World Cup 2010: Six Reasons Why I Love Argentina
Shhh, don’t tell anyone. But I’m in love with Argentina. Not the country but the incredible way that the Argentina national team is playing soccer. After today’s performance, they are by far the greatest football playing team in the tournament.
Against Nigeria in the opening game, they showed glimmers of hope but today against South Korea, Diego Maradona’s side looked like the finished product except for a few vulnerabilities in defense.
Some of the reasons why I love Argentina are:
- They love to dribble. Other teams try to dribble, but Argentina is one of the few teams in this World Cup who can do it consistently and effectively.
- They play as a team. The interplay between each of their team members is wonderful to watch. It seems like a novel tactic, but playing as a team can work wonders.
- They like to keep possession. Watching them pass the ball around midfield is a joy.
- A team of superstars. Just go down the list and you’ll quickly see game-changing players such as Tevez, Messi, Higuain, Samuel, Milito, Aguero, Di Maria, Mascherano, and the list goes on and on.
- Diego Maradona. The man has magnetism. Each game there’s something he does that makes you continue watching him to see what he does next. While not always graceful, the man is a legend.
- Passion. The one thing you can’t fault Argentina for is their passion. The passion of the spectators in the crowd. The way that the players perform for their country. And, most importantly of all, the feeling you get from them that there’s nothing matters more than Argentina winning. Soccer is the blood that runs through their veins.

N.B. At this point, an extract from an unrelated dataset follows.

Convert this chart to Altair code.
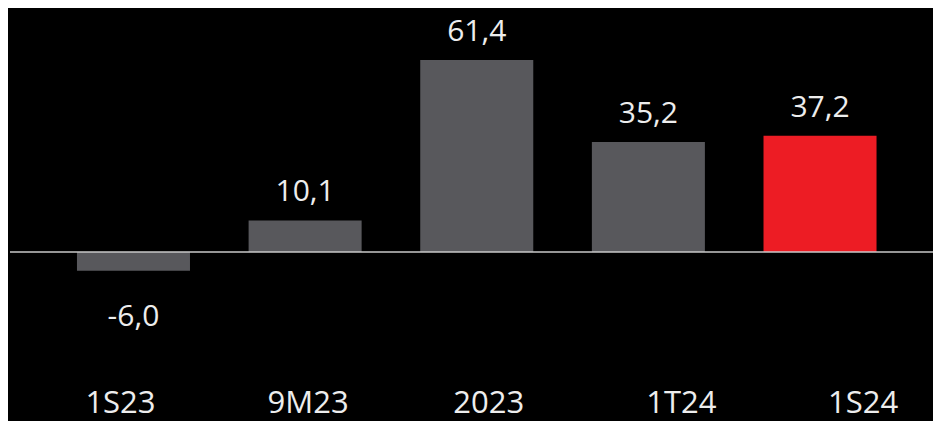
import altair as alt
import pandas as pd

categories = ["1S23", "9M23", "2023", "1T24", "1S24"]
values = [-6.0, 10.1, 61.4, 35.2, 37.2]
highlight = [False, False, False, False, True]
label_shift = [-13, 3, 12, 33, 43]

df = pd.DataFrame({
    "cat": categories,
    "val": values,
    "hl": highlight,
    "label": [f"{v:.1f}".replace(".", ",") for v in values],
})

FONT = "Open Sans"
TXT = "#ededed"
YDOM = [-30, 76.1]

offset_cond = {
    "condition": [{"test": f"datum.value == '{c}'", "value": s} for c, s in zip(categories, label_shift)],
    "value": 0,
}

x = alt.X("cat:N", sort=categories, title=None,
          scale=alt.Scale(paddingInner=0.3415, paddingOuter=0.329, range=[10.5, 923]),
          axis=alt.Axis(labelAngle=0, ticks=False, tickSize=0, domain=False,
                        labelFontSize=31, labelFont=FONT, labelColor=TXT,
                        labelPadding=67, labelBaseline="alphabetic", grid=False,
                        labelOffset=offset_cond))
y = alt.Y("val:Q", title=None, scale=alt.Scale(domain=YDOM, nice=False, zero=True),
          axis=None)

base = alt.Chart(df)

bars = base.mark_bar().encode(
    x=x, y=y, y2=alt.datum(0),
    color=alt.Color("hl:N", scale=alt.Scale(domain=[False, True], range=["#58585c", "#ed1c24"]), legend=None),
)

zero = alt.Chart(pd.DataFrame({"z": [0]})).mark_rule(color="#c8c8c8", strokeWidth=1.5).encode(
    y=alt.Y("z:Q", scale=alt.Scale(domain=YDOM, nice=False), axis=None)
)

pos_labels = base.transform_filter("datum.val >= 0").mark_text(
    font=FONT, fontSize=30, color=TXT, baseline="alphabetic", dy=-19
).encode(x=x, y=y, text="label:N")

neg_labels = base.transform_filter("datum.val < 0").mark_text(
    font=FONT, fontSize=30, color=TXT, baseline="alphabetic", dy=55
).encode(x=x, y=y, text="label:N")

chart = alt.layer(bars, zero, pos_labels, neg_labels).properties(
    width=923, height=331.8, background="#000000",
    padding={"left": 2, "top": 6, "right": 0, "bottom": 75.2},
    autosize=alt.AutoSizeParams(type="none"),
).configure_view(stroke=None)

chart.save("out.html", embed_options={"renderer": "svg", "actions": False})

Writing about Argentina on an English soccer blog almost feels like a sin, especially after the Hand Of God goal from the 1986 World Cup, but they deserve the credit for the way to play. Notice that I haven’t even mentioned their sensational performance against South Korea today as a reason why I love them. But the victory today is a blip on their long trajectory to hopefully winning the 2010 World Cup. Sure, they’ve got a long way to go yet, but the pieces are fitting together nicely — and much better than I anticipated before the tournament when they looked like a shambles.